Integrated threat theory
Stephen and Stephen’s integrated threat theory states that prejudice is an evolutionary response to the sense of threat (which can be real or symbolic) that we experience from other groups. For example, the narrative that homosexuals threaten the traditional family model has led to more prejudice and discrimination against this group, especially in religious circles.
There is some evidence that collectivist cultures are less prone to prejudice than individualist cultures that value competition. However, we might also find an alternative explanation that prejudice is simply not as often explicitly expressed in collectivist cultures.
Milfont et al. (2011) found that in Spain (a collectivist country), more individualistic people express greater prejudice toward minorities, in this case, Gipsies. Collectivists seemed to express more positive views of the minority and were more likely to inhibit prejudice.

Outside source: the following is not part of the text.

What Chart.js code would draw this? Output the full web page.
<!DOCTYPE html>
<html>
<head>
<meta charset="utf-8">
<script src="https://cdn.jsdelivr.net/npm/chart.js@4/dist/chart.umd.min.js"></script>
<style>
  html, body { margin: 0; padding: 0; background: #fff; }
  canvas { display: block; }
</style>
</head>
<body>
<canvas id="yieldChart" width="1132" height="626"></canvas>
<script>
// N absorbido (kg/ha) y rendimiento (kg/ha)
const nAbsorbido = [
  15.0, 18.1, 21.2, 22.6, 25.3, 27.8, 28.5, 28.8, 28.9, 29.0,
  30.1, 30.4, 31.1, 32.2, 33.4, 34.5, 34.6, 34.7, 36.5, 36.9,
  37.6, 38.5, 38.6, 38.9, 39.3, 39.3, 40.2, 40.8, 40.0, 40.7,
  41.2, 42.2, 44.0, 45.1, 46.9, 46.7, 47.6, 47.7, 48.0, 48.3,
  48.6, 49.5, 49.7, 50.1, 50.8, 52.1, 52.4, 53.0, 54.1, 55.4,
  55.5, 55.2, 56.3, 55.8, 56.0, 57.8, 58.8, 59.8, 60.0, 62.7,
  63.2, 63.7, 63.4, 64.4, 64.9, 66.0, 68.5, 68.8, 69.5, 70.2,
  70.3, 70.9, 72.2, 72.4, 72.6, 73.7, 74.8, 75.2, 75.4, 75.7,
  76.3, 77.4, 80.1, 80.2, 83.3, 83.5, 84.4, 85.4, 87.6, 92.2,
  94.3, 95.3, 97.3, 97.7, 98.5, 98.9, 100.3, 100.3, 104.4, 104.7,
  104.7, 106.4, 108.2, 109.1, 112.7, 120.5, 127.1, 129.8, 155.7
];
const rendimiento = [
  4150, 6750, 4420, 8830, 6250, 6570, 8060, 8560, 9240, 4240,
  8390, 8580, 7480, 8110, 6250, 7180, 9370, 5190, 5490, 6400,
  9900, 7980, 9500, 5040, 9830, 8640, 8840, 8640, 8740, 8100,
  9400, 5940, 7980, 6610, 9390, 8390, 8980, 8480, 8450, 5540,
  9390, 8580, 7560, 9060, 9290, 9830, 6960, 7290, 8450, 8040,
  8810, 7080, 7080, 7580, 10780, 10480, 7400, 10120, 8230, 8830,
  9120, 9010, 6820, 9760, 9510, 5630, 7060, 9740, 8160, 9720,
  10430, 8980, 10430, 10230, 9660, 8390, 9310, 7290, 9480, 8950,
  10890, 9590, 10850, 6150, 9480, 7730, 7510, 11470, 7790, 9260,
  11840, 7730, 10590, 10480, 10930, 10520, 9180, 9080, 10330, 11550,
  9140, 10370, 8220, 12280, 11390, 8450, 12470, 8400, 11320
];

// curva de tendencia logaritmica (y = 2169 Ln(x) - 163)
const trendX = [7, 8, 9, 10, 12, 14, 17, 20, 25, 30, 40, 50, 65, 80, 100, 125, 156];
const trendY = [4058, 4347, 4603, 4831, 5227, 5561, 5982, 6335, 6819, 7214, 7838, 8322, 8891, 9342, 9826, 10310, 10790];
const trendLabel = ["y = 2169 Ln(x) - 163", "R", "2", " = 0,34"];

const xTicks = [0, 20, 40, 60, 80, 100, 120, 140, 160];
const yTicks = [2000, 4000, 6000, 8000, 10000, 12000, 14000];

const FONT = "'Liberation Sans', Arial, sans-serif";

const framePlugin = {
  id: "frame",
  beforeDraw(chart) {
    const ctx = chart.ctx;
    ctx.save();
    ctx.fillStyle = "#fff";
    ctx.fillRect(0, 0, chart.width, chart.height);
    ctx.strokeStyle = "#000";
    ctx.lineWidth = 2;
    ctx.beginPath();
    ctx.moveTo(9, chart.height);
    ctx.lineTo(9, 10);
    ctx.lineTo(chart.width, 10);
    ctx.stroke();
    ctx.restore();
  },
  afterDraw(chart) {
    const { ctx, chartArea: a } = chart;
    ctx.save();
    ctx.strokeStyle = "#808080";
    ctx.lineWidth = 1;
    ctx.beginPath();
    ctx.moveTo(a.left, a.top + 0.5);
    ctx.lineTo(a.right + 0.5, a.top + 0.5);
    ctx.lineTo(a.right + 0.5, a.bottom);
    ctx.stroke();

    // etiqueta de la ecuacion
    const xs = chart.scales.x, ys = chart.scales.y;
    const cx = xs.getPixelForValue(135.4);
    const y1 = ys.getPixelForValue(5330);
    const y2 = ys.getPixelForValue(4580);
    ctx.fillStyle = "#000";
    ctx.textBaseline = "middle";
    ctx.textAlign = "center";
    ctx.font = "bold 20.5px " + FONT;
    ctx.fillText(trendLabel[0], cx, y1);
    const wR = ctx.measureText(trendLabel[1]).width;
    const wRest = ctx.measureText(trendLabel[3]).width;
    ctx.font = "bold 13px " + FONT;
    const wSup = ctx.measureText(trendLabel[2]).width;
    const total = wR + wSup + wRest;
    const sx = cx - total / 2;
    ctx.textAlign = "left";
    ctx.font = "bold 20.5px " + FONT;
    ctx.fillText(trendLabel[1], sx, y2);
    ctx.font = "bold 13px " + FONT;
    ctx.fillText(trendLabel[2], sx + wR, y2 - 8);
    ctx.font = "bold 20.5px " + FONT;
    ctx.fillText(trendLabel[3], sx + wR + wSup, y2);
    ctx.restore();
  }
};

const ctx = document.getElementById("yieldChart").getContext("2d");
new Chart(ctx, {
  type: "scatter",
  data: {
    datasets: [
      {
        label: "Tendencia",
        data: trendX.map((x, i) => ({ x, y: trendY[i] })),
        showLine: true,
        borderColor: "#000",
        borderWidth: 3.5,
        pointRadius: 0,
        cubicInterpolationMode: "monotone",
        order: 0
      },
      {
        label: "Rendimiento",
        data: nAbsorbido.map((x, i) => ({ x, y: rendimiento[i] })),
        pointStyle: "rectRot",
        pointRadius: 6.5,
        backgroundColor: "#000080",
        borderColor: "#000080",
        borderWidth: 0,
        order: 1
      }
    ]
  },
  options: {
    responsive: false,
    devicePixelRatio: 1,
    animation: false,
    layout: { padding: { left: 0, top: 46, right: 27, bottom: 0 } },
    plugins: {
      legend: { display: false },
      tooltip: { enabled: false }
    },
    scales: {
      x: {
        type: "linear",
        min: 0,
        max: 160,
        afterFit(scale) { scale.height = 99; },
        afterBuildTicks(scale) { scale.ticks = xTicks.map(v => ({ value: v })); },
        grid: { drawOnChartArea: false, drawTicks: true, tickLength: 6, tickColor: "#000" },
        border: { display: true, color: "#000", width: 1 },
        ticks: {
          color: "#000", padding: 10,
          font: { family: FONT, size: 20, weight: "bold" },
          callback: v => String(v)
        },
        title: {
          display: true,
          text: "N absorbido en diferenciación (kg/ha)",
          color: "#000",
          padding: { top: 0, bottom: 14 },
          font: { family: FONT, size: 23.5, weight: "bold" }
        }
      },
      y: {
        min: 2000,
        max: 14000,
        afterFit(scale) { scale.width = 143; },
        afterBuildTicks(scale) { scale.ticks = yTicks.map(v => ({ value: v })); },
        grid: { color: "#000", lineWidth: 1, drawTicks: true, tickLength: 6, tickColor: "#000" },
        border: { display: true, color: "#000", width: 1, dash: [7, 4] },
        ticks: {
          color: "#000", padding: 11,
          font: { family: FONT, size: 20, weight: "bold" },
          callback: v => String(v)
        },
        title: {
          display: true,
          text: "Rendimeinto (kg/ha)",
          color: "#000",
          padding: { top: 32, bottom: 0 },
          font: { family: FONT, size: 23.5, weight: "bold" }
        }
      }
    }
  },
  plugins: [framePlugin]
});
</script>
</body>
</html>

We automatically categorise people as either ‘us’ or ‘them’. Social categorisation and the belief that the group we belong to is superior causes prejudice. Competition or perceiving the other group as a threat can also worsen prejudice.
Cognitive explanations state that prejudice is caused by cognitive biases related to social categorisation and social identity. Prejudice develops when we attribute positive characteristics to groups we belong to and negative characteristics to out-groups to protect our self-esteem.
Examples of cognitive explanations of prejudice include Social Identity Theory and Realistic Conflict Theory.
The three theories of prejudice include Realistic Conflict Theory, Social Identity Theory and the Social Dominance Orientation personality dimension.
Realistic Conflict Theory proposes competition over scarce resources causes prejudice. Social Identity Theory suggests that social categorisation causes prejudice, while Social Dominance Orientation explains prejudice in terms of personality differences.
Prejudice can be caused by automatic cognitive biases related to social categorisation, personality traits, situational factors like competition or social norms within a culture.